Zweitens, nicht zu wählen widerspricht auch meiner christlichen Werteorientierung. Das aktuelle Geschehen in Deutschland, in Europa, in der ganzen Welt stellt uns vor komplexe Herausforderungen – in politischer, sozialer und ethischer Hinsicht. Diese Herausforderungen sollen hier nicht beschrieben und diskutiert werden. Wenn wir Wahlberechtigten große Entscheidungen darüber treffen dürfen, wie das Leben in unserer Gesellschaft gestaltet werden soll, ist jede Wahlstimme allgemein und jede Wahlstimme zählt gleich. Wieso bringe ich dennoch meinen Glauben mit einer Wahl in Verbindung?

Bewusst eine Wahl treffen, bewusst im vermeintlichen Kleinen das Große gestalten

Ich habe die Wahl. Jeden Tag – nicht nur alle vier Jahre bei der Bundestagswahl. Jeden Tag kann ich in der Supermarktschlange, im Verkehr, bei der Arbeit, in der Familie, also in zig Situationen eine Wahl treffen. Ich kann entscheiden, wie ich auf meine Mitmenschen zugehe und wie ich auf sie reagiere. Ich bin frei darin, mich für christliche Werte zu entscheiden und diese nach den Grundsätzen der Allgemeinheit und Gleichheit meiner Mitmenschen mit Leben zu füllen. Entscheide ich mich für ein Lächeln und Nächstenliebe, entscheide ich mich dafür großzügig mit meinem Gegenüber zu sein, statt meinem Stress oder auch meinem Missfallen unreflektiert Ausdruck zu verleihen, so löse ich mit Gewissheit eine unmittelbare Reaktion aus.  Bleibt der fünfte Wahlgrundsatz: Die Wahl ist geheim. Nein, geheim ist diese Wahl nicht. Das muss sie auch nicht sein.

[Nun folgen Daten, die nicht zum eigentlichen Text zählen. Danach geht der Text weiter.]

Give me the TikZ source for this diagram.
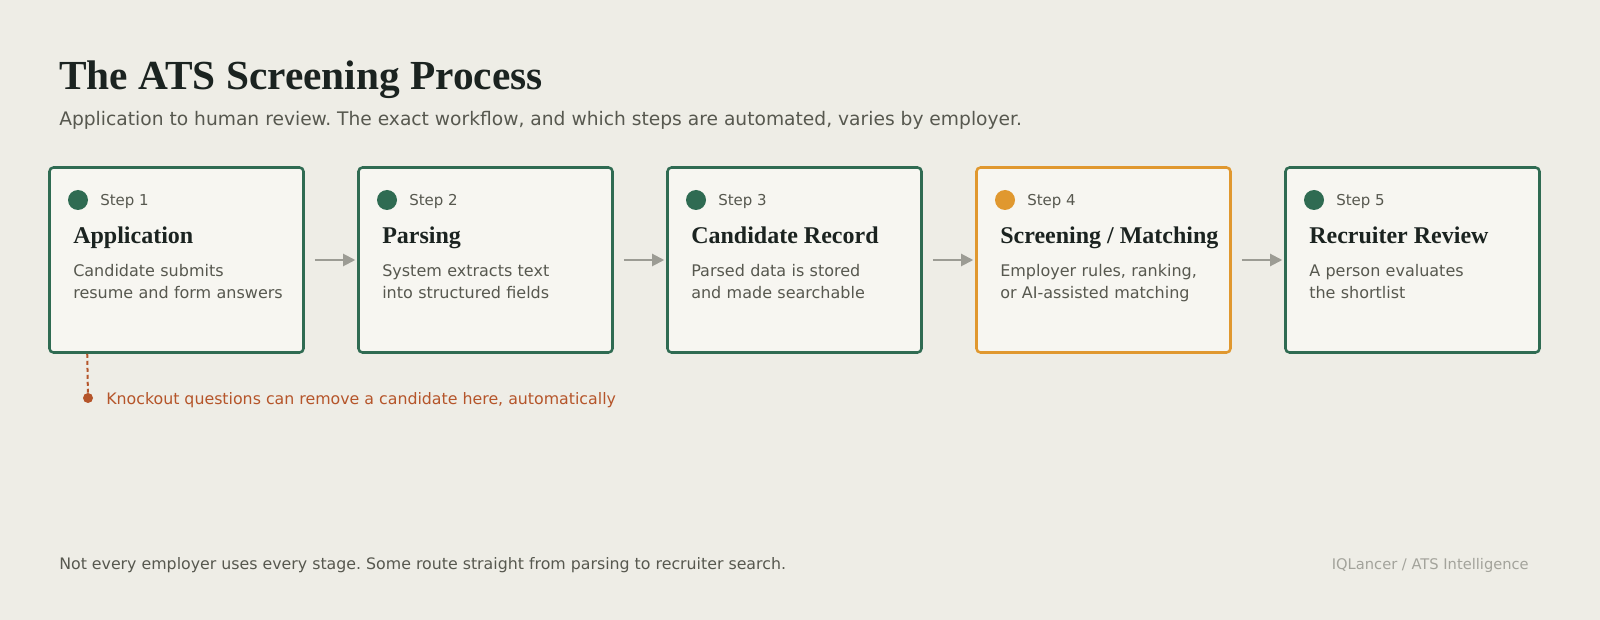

Ich bekenne mich zum christlichen Menschenbild.

Mag sein, dass unter den 82,3 Millionen Mitbürger*innen die Wirkung meiner Stimme noch geringer erscheint als bei politischen Wahlen unter all den Wahlberechtigten – sie kann nichtsdestotrotz eine große Resonanz entfalten. Der christliche Glaube nimmt durch eine bewusst gewählte Haltung soziale Gestalt an, wird zu etwas Kollektivem und hat somit ethische Konsequenzen für den Einzelnen und den sozialen Kontext, der unsere Gesellschaft formt. Es stimmt, jede Stimme zählt. Freuen wir uns, wir haben die Wahl. Jeden Tag.